_Given task_: Please start at the first line of the records beneath and quote each line exactly, ending with the line containing "show_pct = [True, True, False, True]".

_Material provided_:
--- begin ---
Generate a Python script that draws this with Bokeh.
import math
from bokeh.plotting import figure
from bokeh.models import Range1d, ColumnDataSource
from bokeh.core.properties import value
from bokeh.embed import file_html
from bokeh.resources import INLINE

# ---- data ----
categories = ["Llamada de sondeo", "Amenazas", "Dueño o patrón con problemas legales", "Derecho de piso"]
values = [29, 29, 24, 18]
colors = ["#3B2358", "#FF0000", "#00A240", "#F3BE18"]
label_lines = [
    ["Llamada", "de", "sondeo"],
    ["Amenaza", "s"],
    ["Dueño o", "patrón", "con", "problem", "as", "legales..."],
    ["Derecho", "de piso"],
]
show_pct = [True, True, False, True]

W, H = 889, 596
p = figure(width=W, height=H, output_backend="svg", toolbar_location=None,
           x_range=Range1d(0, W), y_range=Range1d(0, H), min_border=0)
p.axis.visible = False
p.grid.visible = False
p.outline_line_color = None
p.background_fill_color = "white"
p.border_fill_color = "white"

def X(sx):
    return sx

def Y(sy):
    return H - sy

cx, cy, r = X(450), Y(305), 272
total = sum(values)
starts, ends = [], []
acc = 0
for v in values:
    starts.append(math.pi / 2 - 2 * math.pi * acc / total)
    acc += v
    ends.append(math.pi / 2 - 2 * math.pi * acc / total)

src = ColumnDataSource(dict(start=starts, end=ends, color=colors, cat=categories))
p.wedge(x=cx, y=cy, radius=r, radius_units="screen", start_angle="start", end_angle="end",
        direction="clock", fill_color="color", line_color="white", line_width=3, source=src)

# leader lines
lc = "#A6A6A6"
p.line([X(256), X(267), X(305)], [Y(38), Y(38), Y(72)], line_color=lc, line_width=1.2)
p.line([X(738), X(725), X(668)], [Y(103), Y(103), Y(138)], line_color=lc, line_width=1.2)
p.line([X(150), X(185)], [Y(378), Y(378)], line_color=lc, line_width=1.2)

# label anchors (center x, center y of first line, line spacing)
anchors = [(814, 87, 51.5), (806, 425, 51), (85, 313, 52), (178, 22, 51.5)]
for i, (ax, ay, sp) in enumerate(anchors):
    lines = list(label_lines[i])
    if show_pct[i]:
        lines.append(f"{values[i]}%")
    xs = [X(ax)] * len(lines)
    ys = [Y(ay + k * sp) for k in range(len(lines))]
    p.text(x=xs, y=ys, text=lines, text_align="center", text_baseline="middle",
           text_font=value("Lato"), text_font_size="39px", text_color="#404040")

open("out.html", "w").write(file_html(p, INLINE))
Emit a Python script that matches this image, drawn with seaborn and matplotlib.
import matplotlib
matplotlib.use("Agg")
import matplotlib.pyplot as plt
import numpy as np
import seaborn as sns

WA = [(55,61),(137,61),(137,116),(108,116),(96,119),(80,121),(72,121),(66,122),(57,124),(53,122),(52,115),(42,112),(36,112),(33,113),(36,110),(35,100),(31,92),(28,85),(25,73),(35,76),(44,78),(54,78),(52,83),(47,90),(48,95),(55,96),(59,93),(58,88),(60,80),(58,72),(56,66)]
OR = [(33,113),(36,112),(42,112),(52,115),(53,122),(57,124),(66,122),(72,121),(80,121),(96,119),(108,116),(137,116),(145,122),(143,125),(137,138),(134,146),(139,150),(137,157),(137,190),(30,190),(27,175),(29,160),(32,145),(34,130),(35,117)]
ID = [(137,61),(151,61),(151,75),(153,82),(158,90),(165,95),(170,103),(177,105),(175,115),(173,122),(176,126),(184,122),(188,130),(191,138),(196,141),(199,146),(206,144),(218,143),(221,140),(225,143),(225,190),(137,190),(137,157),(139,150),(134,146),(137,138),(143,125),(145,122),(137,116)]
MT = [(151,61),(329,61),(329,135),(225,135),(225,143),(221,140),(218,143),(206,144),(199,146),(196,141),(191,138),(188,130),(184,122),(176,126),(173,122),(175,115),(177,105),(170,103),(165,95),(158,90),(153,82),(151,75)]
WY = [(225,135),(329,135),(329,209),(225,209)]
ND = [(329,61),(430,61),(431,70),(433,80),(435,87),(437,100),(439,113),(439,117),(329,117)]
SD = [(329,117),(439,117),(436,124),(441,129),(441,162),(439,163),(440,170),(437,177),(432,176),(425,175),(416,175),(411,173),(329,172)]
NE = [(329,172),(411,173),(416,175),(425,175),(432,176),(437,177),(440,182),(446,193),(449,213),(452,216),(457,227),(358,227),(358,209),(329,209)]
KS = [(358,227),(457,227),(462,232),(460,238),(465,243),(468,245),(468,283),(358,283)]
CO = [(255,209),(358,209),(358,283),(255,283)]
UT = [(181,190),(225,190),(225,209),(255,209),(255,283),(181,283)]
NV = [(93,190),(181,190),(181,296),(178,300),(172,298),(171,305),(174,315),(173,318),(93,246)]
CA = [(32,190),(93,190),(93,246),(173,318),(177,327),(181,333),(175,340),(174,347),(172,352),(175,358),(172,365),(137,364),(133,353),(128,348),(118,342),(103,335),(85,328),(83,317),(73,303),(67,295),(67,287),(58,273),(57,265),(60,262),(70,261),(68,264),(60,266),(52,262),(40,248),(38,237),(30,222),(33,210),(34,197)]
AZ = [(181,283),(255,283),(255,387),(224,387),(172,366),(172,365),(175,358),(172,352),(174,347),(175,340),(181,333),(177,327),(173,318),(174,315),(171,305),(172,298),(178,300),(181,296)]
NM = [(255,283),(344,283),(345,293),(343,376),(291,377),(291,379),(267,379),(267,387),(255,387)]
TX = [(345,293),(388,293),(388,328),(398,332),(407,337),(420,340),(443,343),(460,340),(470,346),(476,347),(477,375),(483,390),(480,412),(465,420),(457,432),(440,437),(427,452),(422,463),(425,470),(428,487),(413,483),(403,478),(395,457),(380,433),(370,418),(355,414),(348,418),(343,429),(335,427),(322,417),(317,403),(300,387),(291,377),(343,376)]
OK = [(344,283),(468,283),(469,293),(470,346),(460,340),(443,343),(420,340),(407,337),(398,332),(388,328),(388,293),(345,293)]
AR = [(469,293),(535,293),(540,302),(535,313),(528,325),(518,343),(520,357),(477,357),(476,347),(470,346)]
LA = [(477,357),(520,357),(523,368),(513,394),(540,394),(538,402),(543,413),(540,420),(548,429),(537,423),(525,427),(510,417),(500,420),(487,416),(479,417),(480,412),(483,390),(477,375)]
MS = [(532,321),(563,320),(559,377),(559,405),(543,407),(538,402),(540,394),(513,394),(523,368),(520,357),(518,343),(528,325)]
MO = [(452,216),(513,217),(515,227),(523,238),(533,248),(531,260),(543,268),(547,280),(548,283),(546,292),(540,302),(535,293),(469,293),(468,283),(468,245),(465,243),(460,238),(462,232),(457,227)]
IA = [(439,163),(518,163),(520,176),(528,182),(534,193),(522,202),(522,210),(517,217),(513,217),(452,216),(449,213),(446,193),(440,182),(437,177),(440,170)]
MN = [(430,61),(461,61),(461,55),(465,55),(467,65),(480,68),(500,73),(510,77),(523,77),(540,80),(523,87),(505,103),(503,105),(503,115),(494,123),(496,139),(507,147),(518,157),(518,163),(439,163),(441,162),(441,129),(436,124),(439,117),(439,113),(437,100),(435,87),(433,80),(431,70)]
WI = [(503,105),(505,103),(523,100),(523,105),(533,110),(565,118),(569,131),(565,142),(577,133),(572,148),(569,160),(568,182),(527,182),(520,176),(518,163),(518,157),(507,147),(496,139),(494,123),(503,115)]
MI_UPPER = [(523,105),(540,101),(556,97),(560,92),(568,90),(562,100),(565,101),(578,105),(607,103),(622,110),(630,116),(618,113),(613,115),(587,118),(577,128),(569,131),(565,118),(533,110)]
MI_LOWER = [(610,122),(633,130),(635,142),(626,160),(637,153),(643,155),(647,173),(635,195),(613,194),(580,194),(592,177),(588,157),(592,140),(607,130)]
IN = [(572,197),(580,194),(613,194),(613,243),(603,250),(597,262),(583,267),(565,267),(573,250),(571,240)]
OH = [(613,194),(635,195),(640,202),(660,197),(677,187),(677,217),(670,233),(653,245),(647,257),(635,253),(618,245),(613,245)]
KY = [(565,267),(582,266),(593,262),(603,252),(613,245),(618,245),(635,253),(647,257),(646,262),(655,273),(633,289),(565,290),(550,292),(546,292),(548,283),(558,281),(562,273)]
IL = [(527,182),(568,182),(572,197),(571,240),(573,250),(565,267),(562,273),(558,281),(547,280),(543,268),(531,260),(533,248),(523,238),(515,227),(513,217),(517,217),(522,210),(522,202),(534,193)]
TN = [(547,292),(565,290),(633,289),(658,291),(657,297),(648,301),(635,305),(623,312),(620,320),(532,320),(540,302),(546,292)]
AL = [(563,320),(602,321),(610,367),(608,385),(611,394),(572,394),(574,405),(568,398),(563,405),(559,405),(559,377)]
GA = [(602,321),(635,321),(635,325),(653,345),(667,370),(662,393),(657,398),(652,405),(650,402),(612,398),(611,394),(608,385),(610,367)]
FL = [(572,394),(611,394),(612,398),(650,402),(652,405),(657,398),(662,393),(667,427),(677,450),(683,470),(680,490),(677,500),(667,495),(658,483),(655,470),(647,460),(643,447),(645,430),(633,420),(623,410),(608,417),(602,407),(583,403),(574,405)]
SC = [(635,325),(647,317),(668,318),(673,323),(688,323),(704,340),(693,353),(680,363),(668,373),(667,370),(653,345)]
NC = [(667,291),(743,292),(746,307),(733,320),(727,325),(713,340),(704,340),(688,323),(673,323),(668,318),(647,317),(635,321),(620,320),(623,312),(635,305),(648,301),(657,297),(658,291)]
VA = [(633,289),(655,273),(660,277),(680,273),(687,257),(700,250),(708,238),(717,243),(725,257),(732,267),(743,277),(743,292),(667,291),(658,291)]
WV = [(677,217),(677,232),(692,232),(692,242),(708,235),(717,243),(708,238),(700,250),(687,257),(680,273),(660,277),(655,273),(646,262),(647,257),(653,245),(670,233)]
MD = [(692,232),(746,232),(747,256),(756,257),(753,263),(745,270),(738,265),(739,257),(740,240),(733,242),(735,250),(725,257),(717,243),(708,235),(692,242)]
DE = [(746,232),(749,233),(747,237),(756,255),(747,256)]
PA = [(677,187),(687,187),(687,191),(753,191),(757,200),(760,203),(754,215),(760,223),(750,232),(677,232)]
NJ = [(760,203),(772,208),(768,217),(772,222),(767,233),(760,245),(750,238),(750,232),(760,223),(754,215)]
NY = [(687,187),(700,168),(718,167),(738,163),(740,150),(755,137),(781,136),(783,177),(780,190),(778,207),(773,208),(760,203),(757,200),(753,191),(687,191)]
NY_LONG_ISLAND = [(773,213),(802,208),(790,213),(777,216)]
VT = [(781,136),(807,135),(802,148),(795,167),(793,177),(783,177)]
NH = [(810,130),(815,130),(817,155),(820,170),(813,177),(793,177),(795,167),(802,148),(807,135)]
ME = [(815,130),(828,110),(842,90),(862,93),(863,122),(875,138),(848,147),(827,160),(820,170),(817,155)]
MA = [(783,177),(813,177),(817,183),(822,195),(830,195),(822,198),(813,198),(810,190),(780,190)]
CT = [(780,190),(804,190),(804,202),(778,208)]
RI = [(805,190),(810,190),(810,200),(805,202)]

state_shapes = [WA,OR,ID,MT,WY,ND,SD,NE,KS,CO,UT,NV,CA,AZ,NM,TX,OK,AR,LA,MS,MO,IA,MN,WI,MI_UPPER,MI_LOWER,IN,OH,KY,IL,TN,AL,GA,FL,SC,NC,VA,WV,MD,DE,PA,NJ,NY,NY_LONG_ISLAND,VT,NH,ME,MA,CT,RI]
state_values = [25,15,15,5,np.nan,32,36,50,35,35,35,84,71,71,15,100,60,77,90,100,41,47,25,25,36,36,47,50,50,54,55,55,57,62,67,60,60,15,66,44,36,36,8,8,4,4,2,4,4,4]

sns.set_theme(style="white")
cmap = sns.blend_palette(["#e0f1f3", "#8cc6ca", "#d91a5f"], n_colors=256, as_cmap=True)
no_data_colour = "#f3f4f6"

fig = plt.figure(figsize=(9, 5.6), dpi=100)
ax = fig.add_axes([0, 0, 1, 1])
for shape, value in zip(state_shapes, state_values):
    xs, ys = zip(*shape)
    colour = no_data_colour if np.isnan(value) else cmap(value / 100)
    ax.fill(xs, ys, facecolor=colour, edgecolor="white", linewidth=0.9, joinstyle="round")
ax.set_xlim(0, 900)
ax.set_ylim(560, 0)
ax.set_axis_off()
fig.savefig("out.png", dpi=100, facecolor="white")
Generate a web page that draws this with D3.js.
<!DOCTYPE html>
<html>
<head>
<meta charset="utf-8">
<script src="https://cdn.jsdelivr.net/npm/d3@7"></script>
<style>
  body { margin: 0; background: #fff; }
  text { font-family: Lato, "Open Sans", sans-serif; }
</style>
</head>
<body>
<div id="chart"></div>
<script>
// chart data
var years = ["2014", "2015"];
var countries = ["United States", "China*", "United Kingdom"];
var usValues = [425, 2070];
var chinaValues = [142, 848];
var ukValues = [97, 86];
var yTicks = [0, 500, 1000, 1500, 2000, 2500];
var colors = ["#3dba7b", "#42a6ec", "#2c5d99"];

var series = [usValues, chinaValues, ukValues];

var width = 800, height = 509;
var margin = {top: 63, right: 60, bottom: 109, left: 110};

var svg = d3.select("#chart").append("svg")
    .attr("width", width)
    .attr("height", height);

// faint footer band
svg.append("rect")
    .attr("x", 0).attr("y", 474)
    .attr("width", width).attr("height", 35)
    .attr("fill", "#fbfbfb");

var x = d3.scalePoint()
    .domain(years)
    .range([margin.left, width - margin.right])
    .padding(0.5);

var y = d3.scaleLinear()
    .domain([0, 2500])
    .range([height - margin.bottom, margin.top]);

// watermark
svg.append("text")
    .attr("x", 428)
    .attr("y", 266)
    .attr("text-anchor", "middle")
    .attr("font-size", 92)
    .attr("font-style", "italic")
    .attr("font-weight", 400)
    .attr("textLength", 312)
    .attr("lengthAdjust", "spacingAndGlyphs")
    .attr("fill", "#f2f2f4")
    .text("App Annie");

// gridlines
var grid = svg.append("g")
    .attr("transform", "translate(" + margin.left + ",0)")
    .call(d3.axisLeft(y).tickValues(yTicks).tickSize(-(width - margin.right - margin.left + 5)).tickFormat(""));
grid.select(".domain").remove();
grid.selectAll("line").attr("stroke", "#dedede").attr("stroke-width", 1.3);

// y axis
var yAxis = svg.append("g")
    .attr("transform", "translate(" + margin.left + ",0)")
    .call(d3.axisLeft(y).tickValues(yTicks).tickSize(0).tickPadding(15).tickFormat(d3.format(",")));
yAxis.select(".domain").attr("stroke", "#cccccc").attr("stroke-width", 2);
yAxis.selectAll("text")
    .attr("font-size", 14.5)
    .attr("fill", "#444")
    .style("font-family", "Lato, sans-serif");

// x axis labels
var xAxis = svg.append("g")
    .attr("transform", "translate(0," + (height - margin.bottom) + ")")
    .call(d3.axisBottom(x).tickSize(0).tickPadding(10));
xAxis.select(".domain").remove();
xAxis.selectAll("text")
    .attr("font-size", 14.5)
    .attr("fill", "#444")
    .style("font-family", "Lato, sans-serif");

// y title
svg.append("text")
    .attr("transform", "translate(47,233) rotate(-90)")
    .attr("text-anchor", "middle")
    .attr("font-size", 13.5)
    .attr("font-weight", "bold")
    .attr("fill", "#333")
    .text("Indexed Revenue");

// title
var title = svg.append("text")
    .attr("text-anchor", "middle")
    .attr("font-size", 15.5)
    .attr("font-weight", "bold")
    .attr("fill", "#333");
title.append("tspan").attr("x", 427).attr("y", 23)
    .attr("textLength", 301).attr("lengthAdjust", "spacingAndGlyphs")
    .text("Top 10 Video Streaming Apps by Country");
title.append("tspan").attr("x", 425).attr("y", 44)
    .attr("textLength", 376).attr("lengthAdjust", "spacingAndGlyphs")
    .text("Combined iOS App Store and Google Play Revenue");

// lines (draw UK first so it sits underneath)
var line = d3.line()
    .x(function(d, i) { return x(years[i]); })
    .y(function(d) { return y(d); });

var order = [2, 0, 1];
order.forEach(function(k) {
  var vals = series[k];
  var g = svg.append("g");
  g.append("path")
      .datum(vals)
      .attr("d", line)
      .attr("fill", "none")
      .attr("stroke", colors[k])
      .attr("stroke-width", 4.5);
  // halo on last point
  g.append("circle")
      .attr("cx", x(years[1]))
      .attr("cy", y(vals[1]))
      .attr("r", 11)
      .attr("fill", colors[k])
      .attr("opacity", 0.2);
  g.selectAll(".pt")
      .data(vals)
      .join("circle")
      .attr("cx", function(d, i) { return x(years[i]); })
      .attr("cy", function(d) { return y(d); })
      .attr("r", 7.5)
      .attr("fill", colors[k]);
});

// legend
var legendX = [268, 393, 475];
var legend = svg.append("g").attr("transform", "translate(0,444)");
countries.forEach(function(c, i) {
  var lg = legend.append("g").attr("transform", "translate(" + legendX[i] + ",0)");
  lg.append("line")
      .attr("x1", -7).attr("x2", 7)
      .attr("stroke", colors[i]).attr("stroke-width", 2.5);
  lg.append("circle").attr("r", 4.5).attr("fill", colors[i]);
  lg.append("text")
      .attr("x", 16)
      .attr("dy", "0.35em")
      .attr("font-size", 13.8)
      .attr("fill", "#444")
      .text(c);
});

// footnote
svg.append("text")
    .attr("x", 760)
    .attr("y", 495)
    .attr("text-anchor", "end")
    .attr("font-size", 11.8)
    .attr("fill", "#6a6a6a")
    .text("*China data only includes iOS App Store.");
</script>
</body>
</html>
--- end ---
_Result of the exercise_:
Generate a Python script that draws this with Bokeh.
import math
from bokeh.plotting import figure
from bokeh.models import Range1d, ColumnDataSource
from bokeh.core.properties import value
from bokeh.embed import file_html
from bokeh.resources import INLINE

# ---- data ----
categories = ["Llamada de sondeo", "Amenazas", "Dueño o patrón con problemas legales", "Derecho de piso"]
values = [29, 29, 24, 18]
colors = ["#3B2358", "#FF0000", "#00A240", "#F3BE18"]
label_lines = [
    ["Llamada", "de", "sondeo"],
    ["Amenaza", "s"],
    ["Dueño o", "patrón", "con", "problem", "as", "legales..."],
    ["Derecho", "de piso"],
]
show_pct = [True, True, False, True]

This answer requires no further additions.